Saya mencoba menjawab pertanyaan-pertanyaan ini lewat analisis kritis atas dokumen resmi visi, misi, dan program dari tiga pasangan calon presiden dan wakil presiden yang akan bertarung di Pemilu 2024. Penilaian ini bukan dalam rangka mendiskreditkan, tetapi untuk memberikan kaca pembesar atas bagaimana isu-isu maritim dan ekologis diletakkan dalam lanskap kebijakan nasional yang mereka tawarkan.

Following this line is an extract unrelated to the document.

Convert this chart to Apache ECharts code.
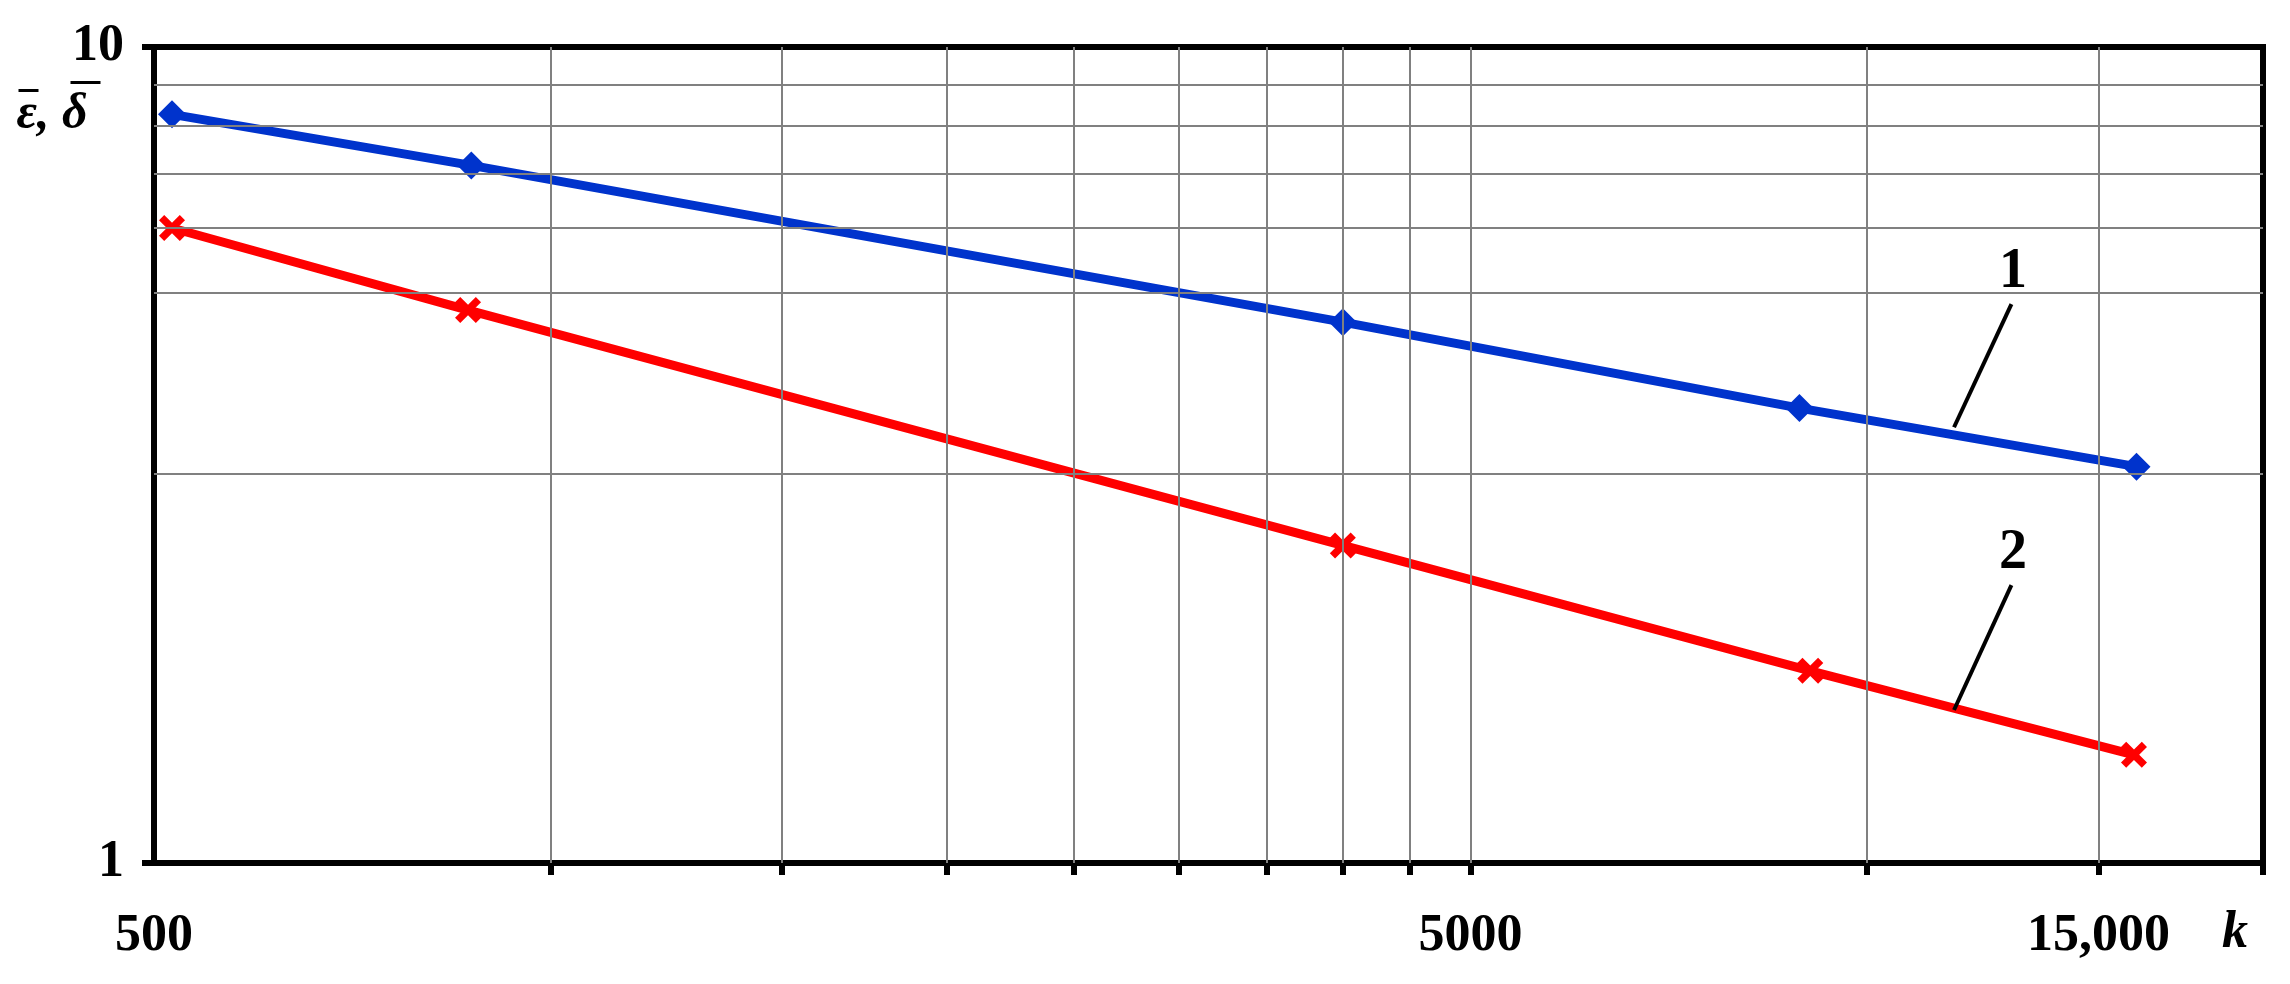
<!DOCTYPE html>
<html>
<head>
<meta charset="utf-8">
<script src="https://cdn.jsdelivr.net/npm/echarts@6/dist/echarts.min.js"></script>
<style>html,body{margin:0;background:#fff}#main{width:2290px;height:984px}</style>
</head>
<body>
<div id="main"></div>
<script>
// curve 1 (blue) and curve 2 (red), log-log
var kBlue = [516, 871, 4000, 8890, 16030];
var valBlue = [8.27, 7.16, 4.60, 3.61, 3.06];
var kRed = [516, 866, 4000, 9060, 15960];
var valRed = [6.0, 4.76, 2.45, 1.72, 1.357];
var xGrid = [1000, 1500, 2000, 2500, 3000, 3500, 4000, 4500, 5000, 10000, 15000];
var yGrid = [3, 5, 6, 7, 8, 9];
var xLabels = [500, 5000, 15000];
var yLabels = [1, 10];
// leader lines for curve labels: [from, to, text]
var leaders = [
  [[11650, 3.42], [12880, 4.84], '1'],
  [[11650, 1.54], [12880, 2.19], '2']
];

var font = '"Liberation Serif", "DejaVu Serif", serif';
var gridLine = {color: '#808080', width: 2, type: 'solid'};

function pairs(xs, ys) { return xs.map(function (x, i) { return [x, ys[i]]; }); }

var markX = 'path://M2,0L5,3L8,0L10,2L7,5L10,8L8,10L5,7L2,10L0,8L3,5L0,2Z';

var myChart = echarts.init(document.getElementById('main'));
myChart.setOption({
  animation: false,
  grid: {left: 154, right: 27, top: 47, bottom: 121, show: true, borderColor: '#000', borderWidth: 6},
  xAxis: {
    type: 'log', logBase: 10, min: 500, max: 20000,
    axisLine: {lineStyle: {color: '#000', width: 6}},
    axisTick: {show: true, customValues: xGrid.concat([20000]), length: 12, lineStyle: {color: '#000', width: 6}},
    axisLabel: {customValues: xLabels, margin: 48, fontFamily: font, fontWeight: 'bold', fontSize: 52, color: '#000',
      formatter: function (v) { return v === 15000 ? '15,000' : String(v); }},
    splitLine: {show: false}
  },
  yAxis: {
    type: 'log', logBase: 10, min: 1, max: 10,
    axisLine: {lineStyle: {color: '#000', width: 6}},
    axisTick: {show: true, customValues: yLabels, length: 12, lineStyle: {color: '#000', width: 6}},
    axisLabel: {customValues: yLabels, margin: 30, fontFamily: font, fontWeight: 'bold', fontSize: 52, color: '#000', verticalAlign: 'middle'},
    splitLine: {show: false}
  },
  graphic: [
    {type: 'text', left: 2222, top: 908, style: {text: 'k', fontFamily: font, fontStyle: 'italic', fontWeight: 'bold', fontSize: 52, fill: '#000'}},
    {type: 'group', left: 16, top: 80, children: [
      {type: 'text', x: 0, y: 12, style: {text: 'ε, δ', fontFamily: font, fontStyle: 'italic', fontWeight: 'bold', fontSize: 50, fill: '#000'}},
      {type: 'line', shape: {x1: 2, y1: 12, x2: 22, y2: 12}, style: {stroke: '#000', lineWidth: 3}},
      {type: 'line', shape: {x1: 54, y1: 4, x2: 84, y2: 4}, style: {stroke: '#000', lineWidth: 3}}
    ]}
  ],
  series: [
    {
      type: 'line', data: [], silent: true,
      markLine: {
        silent: true, symbol: 'none', animation: false, label: {show: false},
        lineStyle: gridLine,
        data: xGrid.map(function (v) { return {xAxis: v}; }).concat(yGrid.map(function (v) { return {yAxis: v}; }))
      }
    },
    {
      type: 'line', data: pairs(kBlue, valBlue),
      lineStyle: {color: '#0033cc', width: 9},
      itemStyle: {color: '#0033cc'},
      symbol: 'diamond', symbolSize: 28,
      markLine: {
        silent: true, symbol: 'none',
        lineStyle: {color: '#000', width: 4, type: 'solid'},
        label: {show: true, position: 'end', formatter: leaders[0][2], fontFamily: font, fontWeight: 'bold', fontSize: 56, color: '#000', distance: 4},
        data: [[{coord: leaders[0][0]}, {coord: leaders[0][1]}]]
      }
    },
    {
      type: 'line', data: pairs(kRed, valRed),
      lineStyle: {color: '#ff0000', width: 9},
      itemStyle: {color: '#ff0000'},
      symbol: markX, symbolSize: 26,
      markLine: {
        silent: true, symbol: 'none',
        lineStyle: {color: '#000', width: 4, type: 'solid'},
        label: {show: true, position: 'end', formatter: leaders[1][2], fontFamily: font, fontWeight: 'bold', fontSize: 56, color: '#000', distance: 4},
        data: [[{coord: leaders[1][0]}, {coord: leaders[1][1]}]]
      }
    }
  ]
});
</script>
</body>
</html>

1. Kedaulatan Pangan: Banyak Diksi, Minim Pendekatan Terpadu

Ketiga pasangan capres-cawapres sama-sama menjadikan isu pangan sebagai prioritas, tetapi dengan istilah dan pendekatan yang berbeda:

  • Pasangan Nomor Urut 1 menekankan kemandirian pangan, disebutkan 8 kali, dengan fokus pada swasembada berbasis produksi nasional. Pangan disebut sebanyak 31 kali, menunjukkan prioritas tinggi dalam narasi mereka.
  • Pasangan Nomor Urut 2 menggunakan istilah swasembada pangan, juga 8 kali, dengan penguatan industri pangan, BUMN pangan, serta agenda reformasi agraria yang menyasar petani, peternak, dan nelayan.
  • Pasangan Nomor Urut 3 menyebut kedaulatan pangan hanya 2 kali dan pangan 14 kali. Meski lebih sedikit, mereka memadukannya dengan pendekatan ekonomi berbasis pengetahuan dan nilai tambah pangan lokal.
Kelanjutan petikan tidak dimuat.